The policy was found to be disproportionate and unconstitutional. In its concluding remarks, the Court observed that the policy failed to strike a reasonable balance between safeguarding the rights of transgender individuals and the interests of society. Consequently, the Court declared the Commissioner of Registration's refusal to amend the appellant's gender marker void and ruled that the blanket policy requiring full sex reassignment surgery prior to gender marker amendment was unconstitutional.

== Policy Changes ==
On 3 April 2024, in compliance with the judgment in the Tse case, the government revised its policy regarding the "Amendment of Gender on Hong Kong Identity Card".

The updated policy framework is as follows:

1. Individuals who have completed full sex reassignment surgery may continue to amend their gender marker under the previous policy framework without being affected by the new changes.
2. Individuals who have not completed full sex reassignment surgery must satisfy multiple criteria to amend the gender marker on their HKID.

For individuals in the second category, the Immigration Department requires the following:

- Completion of surgical procedures to alter sexual characteristics:
  1. Female to Male: Removal of the breasts (bilateral mastectomy).
  2. Male to Female: Removal of the penis and testes.
- Satisfying the Commissioner of Registration that the applicant has met all the following conditions, supported by a statutory declaration in a specified format confirming that the applicant:
  1. Has or has had gender dysphoria;
  2. Has lived consistently in the acquired gender for at least two years immediately preceding the application date;
  3. Intends to continue living in the acquired gender for the remainder of their life;
  4. Has continuously received cross-sex hormone treatment for at least two years immediately preceding the application date; and
  5. Will continue to receive ongoing cross-sex hormone treatment and will submit relevant blood test reports for hormone level random checks as required by the Commissioner.
- If an applicant is unable to meet the above medical requirements, they must provide medical justifications, relevant medical certificates, and other supporting documents, which the Immigration Department will consider on a case-by-case basis.
- Any change in residential address or contact telephone number must be reported to the Commissioner of Registration within 30 days of the change.

== Subsequent Controversies ==
The fact that the Immigration Department took over a year to update its gender amendment policy following the court ruling was criticized by Tse, who accused the government of intentional delay and subsequently applied for another judicial review.

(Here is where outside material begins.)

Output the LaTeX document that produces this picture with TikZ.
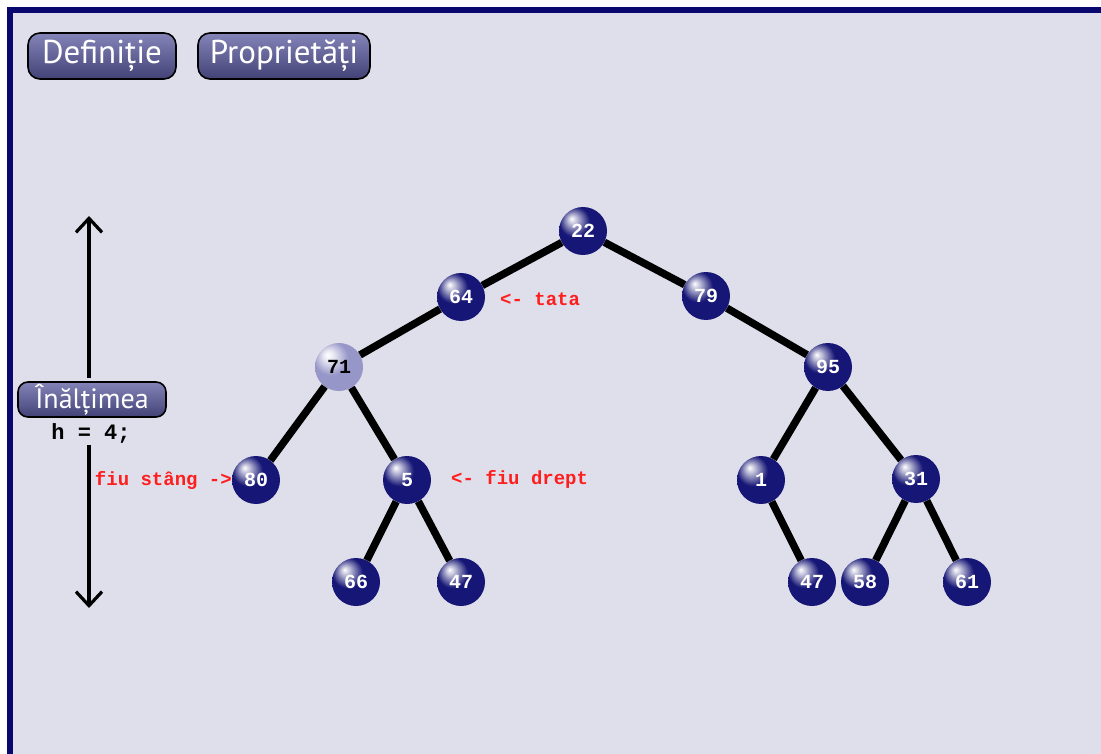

Following the announcement of the new policy, Tse filed a second judicial review on 25 April 2025. He argued that the requirement to submit lifetime medical reports and hormone level data infringes upon his right to privacy. He further contended that the mandate to notify the Immigration Department of any change in residential address or contact information violates the Basic Law.

As of 31 August 2025, no hearing date has been scheduled for this judicial review (Case Number: HCAL 1004/2025).